Thanks,
- Bill
I don't think the ANSI C89 spec is freely available, though I may be
wrong. (Google didn't find it easily, but I don't always get along
well with Google) If the patch builds without warning with parrot's
standard switches then you should be OK. (ANSI C89 was the first big
rev of C after the original K&R C. If you've got the second edition
or later of the K&R C book, it uses the C89 spec)
--
Dan
--------------------------------------it's like this-------------------
Dan Sugalski even samurai
d...@sidhe.org have teddy bears and even
teddy bears get drunk
Its available for the low, low price of $18. Makes a great stocking stuffer.
Or frightening accessory this Halloween!
http://webstore.ansi.org/ansidocstore/product.asp?sku=INCITS%2FISO%2FIEC+9899%2D1999
(That's the C99 spec but it should be clear from it what was C89 and what's
been introduced with C99).
--
Michael G Schwern sch...@pobox.com http://www.pobox.com/~schwern/
Beef Coronary
> At 11:25 AM -0700 10/21/04, Bill Coffman wrote:
>> I read somewhere that the requirement for parrot code is that it
>> should be compliant with the ANSI C'89 standard. Can someone point me
>> to a description of the C89 spec, so I can make sure my reg_alloc.c
>> patch is C89 compliant?
>
> I don't think the ANSI C89 spec is freely available, though I may be
> wrong. (Google didn't find it easily, but I don't always get along
> well with Google) If the patch builds without warning with parrot's
> standard switches then you should be OK. (ANSI C89 was the first big
> rev of C after the original K&R C. If you've got the second edition or
> later of the K&R C book, it uses the C89 spec)

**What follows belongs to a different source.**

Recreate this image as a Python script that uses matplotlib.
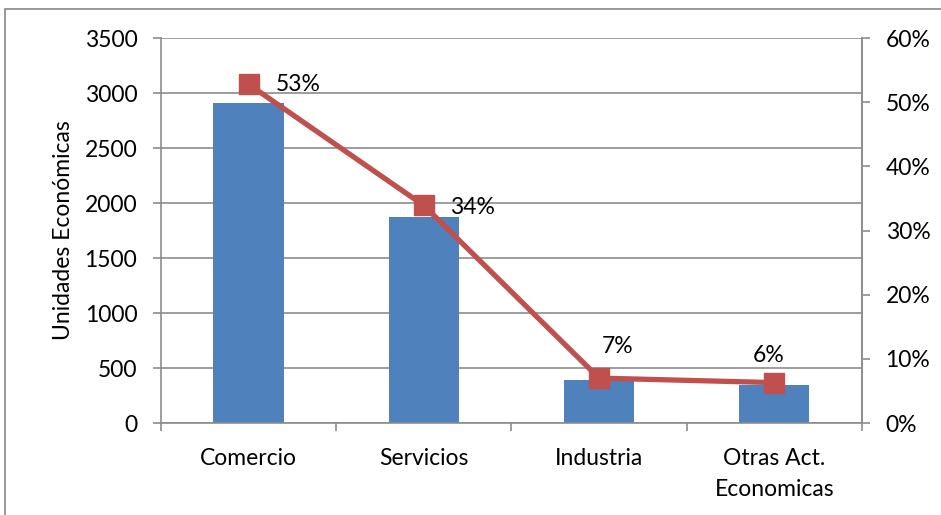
import matplotlib.pyplot as plt
from matplotlib.patches import Rectangle

# Data
categories = ['Comercio', 'Servicios', 'Industria', 'Otras Act.\nEconomicas']
unidades = [2910, 1870, 390, 345]
porcentaje = [52.8, 33.9, 7.0, 6.3]
pct_labels = ['53%', '34%', '7%', '6%']

plt.rcParams['font.family'] = ['Lato', 'DejaVu Sans']
plt.rcParams['font.size'] = 16.5

fig = plt.figure(figsize=(9.41, 5.15), dpi=100)
ax = fig.add_axes([0.171, 0.1786, 0.745, 0.7476])

# outer chart frame (only top/left edge visible)
fig.patches.append(Rectangle((0.0055, -0.1), 1.2, 1.0825, transform=fig.transFigure,
                             fill=False, edgecolor='#888888', linewidth=1.2))

grid_c = '#8c8c8c'
x = range(len(categories))
ax.bar(x, unidades, 0.4, color='#4F81BD', zorder=2)
ax.set_xlim(-0.5, 3.5)
ax.set_ylim(0, 3500)
ax.set_yticks(range(0, 3501, 500))
ax.yaxis.grid(True, color=grid_c, linewidth=1.2, zorder=0)
ax.set_xticks(list(x))
ax.set_xticklabels(categories, linespacing=1.6)
ax.set_xticks([-0.5, 0.5, 1.5, 2.5, 3.5], minor=True)
ax.tick_params(axis='x', which='major', length=0, pad=18)
ax.tick_params(axis='x', which='minor', length=6, color=grid_c, width=1.2)
ax.tick_params(axis='y', length=6, color=grid_c, width=1.2, pad=11)
ax.set_ylabel('Unidades Económicas')
ax.yaxis.label.set_va('center')
ax.yaxis.set_label_coords(-0.139, 0.5)
for s in ['top']:
    ax.spines[s].set_visible(False)
for s in ['left', 'right', 'bottom']:
    ax.spines[s].set_color(grid_c)
    ax.spines[s].set_linewidth(1.2)

ax2 = ax.twinx()
ax2.plot(x, porcentaje, color='#C0504D', linewidth=3.8, marker='s', markersize=14.5,
         zorder=3)
ax2.set_ylim(0, 60)
ax2.set_yticks(range(0, 61, 10))
ax2.set_yticklabels([f'{v}%' for v in range(0, 61, 10)])
ax2.tick_params(axis='y', length=6, color=grid_c, width=1.2, pad=11)
for s in ['top', 'left', 'bottom']:
    ax2.spines[s].set_visible(False)
ax2.spines['right'].set_color(grid_c)
ax2.spines['right'].set_linewidth(1.2)

offsets = [(19.4, 0, 'left'), (18.7, -1.8, 'left'),
           (13.3, 23, 'center'), (-4.3, 19.4, 'center')]
for i, (dx, dy, ha) in enumerate(offsets):
    ax2.annotate(pct_labels[i], (i, porcentaje[i]), xytext=(dx, dy),
                 textcoords='offset points', ha=ha, va='center')

fig.savefig('out.png', dpi=100)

Also, if you're compiling with gcc, then you can pass "-std=c89" to the
compiler to enforce that particular standard. (Apparently--though I
haven't tried it.) I believe "-ansi" does the same thing.
JEff
Apparently,
gcc -ansi -pedantic
is supposed to be ANSI C '89. Equiv to -std=c89. Also, my
Configure.pl generated make file uses neither -ansi nor -pedantic. I
do have access to a K&R C v2, but it doesn't look like it's going to
match the actual practice. Oh well. So long, as my code works, I'm
happy.
Incidentally, I tried adding -ansi and -pedantic and I got lots of
warnings, like "long long" not supported by ANSI C'89, etc. (how can
you do 64 bit ints then?). I also got errors that caused outright
failure. Perhaps it's best to forget the whole C'89 thing. But maybe
someone should remove that from the documentation? Just a thought.
-Bill
> Apparently,
> gcc -ansi -pedantic
> is supposed to be ANSI C '89.
Not really. It's pedantic ;)
> Incidentally, I tried adding -ansi and -pedantic and I got lots of
> warnings, like "long long" not supported by ANSI C'89, etc. (how can
> you do 64 bit ints then?).
A C compiler on a 64-bit machine uses long.
> ... I also got errors that caused outright
> failure. Perhaps it's best to forget the whole C'89 thing.
Not the C'89 thing, but the "-ansi" thing of gcc.
> -Bill
leo
I thought long long was only defined in C99, not C89?